• What you will do: Wherever a line in the data below holds "code", copy that line.

*** Dataset entries ***

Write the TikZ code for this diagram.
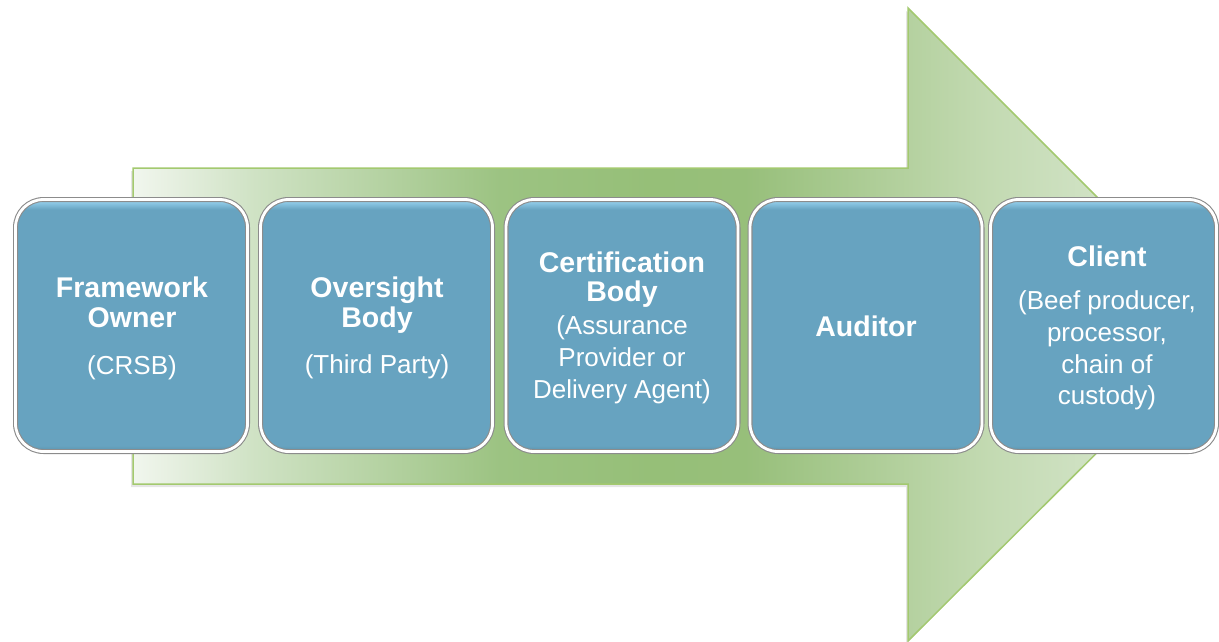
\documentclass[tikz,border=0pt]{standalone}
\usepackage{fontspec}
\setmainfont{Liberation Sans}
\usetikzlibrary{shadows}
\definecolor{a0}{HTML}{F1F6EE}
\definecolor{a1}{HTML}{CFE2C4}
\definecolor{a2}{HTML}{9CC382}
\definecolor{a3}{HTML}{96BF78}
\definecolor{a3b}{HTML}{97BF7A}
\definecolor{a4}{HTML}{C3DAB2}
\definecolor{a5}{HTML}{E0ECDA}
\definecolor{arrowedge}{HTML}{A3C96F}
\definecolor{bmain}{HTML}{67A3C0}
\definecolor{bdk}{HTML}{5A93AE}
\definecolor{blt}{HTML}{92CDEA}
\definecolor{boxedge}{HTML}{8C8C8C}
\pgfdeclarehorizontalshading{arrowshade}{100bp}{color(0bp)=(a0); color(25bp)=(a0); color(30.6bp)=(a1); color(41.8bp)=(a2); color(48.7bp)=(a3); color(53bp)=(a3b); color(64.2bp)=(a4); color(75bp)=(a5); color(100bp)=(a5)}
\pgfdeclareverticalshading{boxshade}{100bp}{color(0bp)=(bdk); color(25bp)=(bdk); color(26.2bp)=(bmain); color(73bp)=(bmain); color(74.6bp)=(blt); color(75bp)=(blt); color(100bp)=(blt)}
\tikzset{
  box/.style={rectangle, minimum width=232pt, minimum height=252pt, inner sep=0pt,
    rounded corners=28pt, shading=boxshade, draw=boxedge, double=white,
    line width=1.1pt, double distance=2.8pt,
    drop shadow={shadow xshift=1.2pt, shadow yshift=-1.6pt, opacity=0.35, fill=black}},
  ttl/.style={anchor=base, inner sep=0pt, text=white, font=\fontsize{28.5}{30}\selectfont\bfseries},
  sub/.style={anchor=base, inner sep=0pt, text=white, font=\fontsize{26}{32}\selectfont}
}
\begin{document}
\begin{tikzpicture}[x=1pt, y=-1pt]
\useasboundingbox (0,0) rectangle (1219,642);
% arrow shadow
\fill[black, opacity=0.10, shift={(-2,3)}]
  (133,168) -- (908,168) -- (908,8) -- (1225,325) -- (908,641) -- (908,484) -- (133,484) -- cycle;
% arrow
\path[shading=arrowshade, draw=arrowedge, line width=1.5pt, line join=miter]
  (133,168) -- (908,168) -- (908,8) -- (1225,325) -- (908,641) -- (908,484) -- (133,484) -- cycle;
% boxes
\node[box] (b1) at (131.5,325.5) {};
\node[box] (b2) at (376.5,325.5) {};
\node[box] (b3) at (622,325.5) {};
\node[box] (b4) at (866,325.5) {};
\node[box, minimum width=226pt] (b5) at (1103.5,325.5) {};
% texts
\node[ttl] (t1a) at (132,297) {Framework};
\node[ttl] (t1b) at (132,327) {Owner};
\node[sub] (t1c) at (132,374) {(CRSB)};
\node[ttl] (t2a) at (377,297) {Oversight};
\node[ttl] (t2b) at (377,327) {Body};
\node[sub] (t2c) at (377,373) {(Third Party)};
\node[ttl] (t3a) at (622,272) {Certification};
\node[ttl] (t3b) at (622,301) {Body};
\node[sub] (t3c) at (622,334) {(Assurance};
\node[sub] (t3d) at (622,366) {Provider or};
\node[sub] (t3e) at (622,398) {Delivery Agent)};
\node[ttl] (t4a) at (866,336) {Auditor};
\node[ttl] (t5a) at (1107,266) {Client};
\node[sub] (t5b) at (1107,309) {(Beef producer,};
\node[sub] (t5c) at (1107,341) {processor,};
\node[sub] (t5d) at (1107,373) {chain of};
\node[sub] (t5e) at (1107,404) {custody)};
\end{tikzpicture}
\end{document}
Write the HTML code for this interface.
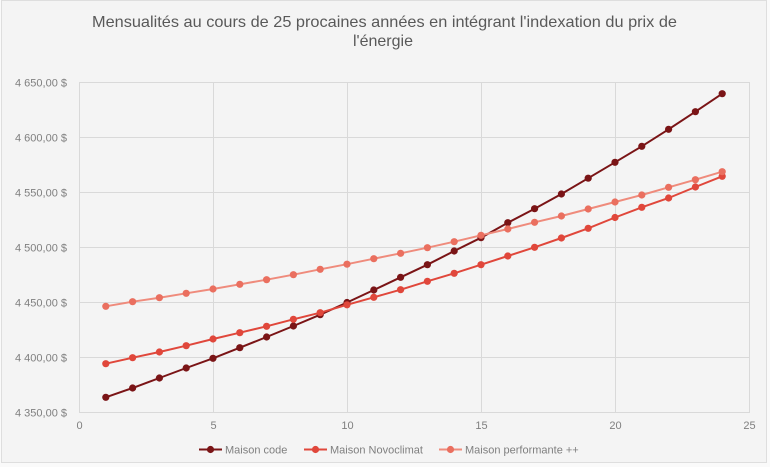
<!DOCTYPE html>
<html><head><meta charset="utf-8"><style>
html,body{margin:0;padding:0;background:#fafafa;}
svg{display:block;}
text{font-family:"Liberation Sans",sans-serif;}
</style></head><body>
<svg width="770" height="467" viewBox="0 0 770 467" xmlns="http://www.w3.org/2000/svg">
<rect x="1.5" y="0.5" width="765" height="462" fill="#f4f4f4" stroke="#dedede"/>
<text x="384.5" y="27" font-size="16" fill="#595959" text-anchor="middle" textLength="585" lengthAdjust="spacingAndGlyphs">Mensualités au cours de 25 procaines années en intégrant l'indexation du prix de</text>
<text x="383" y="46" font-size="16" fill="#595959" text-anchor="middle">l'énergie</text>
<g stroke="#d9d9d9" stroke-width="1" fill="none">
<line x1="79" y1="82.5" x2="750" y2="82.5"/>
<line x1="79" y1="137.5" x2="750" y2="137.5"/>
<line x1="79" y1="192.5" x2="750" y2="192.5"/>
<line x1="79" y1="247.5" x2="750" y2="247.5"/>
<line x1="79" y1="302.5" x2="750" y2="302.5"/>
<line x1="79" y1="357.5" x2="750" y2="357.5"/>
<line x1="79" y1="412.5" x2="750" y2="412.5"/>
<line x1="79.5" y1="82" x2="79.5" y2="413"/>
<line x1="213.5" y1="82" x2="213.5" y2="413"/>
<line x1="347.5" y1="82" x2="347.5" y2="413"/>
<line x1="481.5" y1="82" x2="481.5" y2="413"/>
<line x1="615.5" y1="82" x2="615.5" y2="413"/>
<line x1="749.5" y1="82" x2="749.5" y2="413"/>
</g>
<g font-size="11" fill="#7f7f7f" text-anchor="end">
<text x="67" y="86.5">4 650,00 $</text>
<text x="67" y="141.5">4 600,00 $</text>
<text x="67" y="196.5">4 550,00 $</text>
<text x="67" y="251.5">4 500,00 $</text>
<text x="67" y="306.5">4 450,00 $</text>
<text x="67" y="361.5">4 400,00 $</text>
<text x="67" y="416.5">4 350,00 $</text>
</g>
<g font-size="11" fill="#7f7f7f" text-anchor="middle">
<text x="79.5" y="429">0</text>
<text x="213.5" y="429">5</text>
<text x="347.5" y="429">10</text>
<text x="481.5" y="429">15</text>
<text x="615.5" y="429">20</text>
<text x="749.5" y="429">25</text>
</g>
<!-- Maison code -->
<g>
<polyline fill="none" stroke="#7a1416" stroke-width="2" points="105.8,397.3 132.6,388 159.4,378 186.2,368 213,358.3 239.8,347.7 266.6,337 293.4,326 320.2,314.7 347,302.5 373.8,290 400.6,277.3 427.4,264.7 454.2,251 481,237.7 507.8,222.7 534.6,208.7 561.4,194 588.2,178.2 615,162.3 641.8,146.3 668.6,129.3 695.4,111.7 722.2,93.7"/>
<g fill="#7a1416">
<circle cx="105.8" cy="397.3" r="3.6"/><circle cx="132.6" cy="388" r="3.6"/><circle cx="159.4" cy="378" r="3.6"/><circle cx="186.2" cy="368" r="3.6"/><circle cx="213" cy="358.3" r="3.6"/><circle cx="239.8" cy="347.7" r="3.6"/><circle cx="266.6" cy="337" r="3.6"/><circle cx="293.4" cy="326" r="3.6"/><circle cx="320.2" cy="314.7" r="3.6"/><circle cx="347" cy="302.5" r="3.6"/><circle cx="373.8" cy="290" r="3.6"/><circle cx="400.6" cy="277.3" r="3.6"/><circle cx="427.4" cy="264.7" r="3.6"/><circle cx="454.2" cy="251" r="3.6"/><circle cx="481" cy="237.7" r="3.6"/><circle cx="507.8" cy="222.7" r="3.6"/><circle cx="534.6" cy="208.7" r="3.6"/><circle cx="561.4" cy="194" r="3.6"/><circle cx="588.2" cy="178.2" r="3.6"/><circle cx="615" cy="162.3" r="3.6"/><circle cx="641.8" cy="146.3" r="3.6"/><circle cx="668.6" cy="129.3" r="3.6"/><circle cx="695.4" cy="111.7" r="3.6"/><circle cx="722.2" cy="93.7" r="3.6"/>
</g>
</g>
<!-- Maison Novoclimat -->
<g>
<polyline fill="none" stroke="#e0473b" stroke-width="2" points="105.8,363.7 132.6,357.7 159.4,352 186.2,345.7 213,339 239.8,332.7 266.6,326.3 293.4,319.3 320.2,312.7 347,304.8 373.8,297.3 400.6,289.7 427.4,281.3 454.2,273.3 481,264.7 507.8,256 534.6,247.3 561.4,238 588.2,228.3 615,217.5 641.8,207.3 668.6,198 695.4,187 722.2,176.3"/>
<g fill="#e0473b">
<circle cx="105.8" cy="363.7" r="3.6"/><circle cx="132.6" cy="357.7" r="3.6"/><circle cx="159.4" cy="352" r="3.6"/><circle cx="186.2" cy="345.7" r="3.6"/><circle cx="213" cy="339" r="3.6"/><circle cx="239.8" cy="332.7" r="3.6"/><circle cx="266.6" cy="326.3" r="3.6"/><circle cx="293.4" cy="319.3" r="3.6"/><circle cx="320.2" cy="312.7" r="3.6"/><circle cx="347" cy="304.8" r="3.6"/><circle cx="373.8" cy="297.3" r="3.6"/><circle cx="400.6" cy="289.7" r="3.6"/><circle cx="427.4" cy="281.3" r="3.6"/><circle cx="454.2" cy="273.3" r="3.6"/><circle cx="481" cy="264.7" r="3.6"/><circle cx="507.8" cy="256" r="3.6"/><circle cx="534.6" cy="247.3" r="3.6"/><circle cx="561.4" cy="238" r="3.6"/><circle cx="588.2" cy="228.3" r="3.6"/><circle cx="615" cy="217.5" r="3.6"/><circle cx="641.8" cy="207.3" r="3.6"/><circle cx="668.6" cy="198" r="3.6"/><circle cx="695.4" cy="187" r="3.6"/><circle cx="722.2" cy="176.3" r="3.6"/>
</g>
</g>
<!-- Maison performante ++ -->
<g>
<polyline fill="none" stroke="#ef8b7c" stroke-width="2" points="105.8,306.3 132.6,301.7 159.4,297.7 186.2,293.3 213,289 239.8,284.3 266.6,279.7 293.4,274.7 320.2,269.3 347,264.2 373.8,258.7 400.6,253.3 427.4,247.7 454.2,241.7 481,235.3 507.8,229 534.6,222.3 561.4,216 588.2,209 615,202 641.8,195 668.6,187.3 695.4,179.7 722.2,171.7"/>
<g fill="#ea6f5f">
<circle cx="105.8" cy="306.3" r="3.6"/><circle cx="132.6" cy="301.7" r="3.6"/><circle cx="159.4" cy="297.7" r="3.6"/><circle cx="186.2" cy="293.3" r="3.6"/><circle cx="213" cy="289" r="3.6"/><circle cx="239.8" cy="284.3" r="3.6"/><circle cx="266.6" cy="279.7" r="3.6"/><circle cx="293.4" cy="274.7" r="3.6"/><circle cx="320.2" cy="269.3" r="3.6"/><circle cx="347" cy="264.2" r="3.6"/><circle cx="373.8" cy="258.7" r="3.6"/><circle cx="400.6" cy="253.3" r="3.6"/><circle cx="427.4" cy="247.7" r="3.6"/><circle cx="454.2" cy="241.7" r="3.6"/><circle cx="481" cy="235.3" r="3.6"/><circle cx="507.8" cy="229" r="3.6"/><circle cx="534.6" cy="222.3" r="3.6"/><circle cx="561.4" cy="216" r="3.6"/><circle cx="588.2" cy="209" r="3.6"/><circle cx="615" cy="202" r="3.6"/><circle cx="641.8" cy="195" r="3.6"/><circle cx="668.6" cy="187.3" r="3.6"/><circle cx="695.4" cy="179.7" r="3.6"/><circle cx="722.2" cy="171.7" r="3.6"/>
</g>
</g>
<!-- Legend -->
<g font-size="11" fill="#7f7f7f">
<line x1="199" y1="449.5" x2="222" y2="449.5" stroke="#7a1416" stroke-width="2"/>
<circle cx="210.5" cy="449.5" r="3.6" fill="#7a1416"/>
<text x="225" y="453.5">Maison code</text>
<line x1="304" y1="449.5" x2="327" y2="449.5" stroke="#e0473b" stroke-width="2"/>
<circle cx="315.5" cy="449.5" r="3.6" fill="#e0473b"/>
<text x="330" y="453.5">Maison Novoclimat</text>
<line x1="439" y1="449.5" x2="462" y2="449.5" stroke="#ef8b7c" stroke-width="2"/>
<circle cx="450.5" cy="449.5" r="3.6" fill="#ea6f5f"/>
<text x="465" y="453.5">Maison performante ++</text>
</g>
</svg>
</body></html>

***

• Full output:
Write the TikZ code for this diagram.
Write the HTML code for this interface.
<!-- Maison code -->
<text x="225" y="453.5">Maison code</text>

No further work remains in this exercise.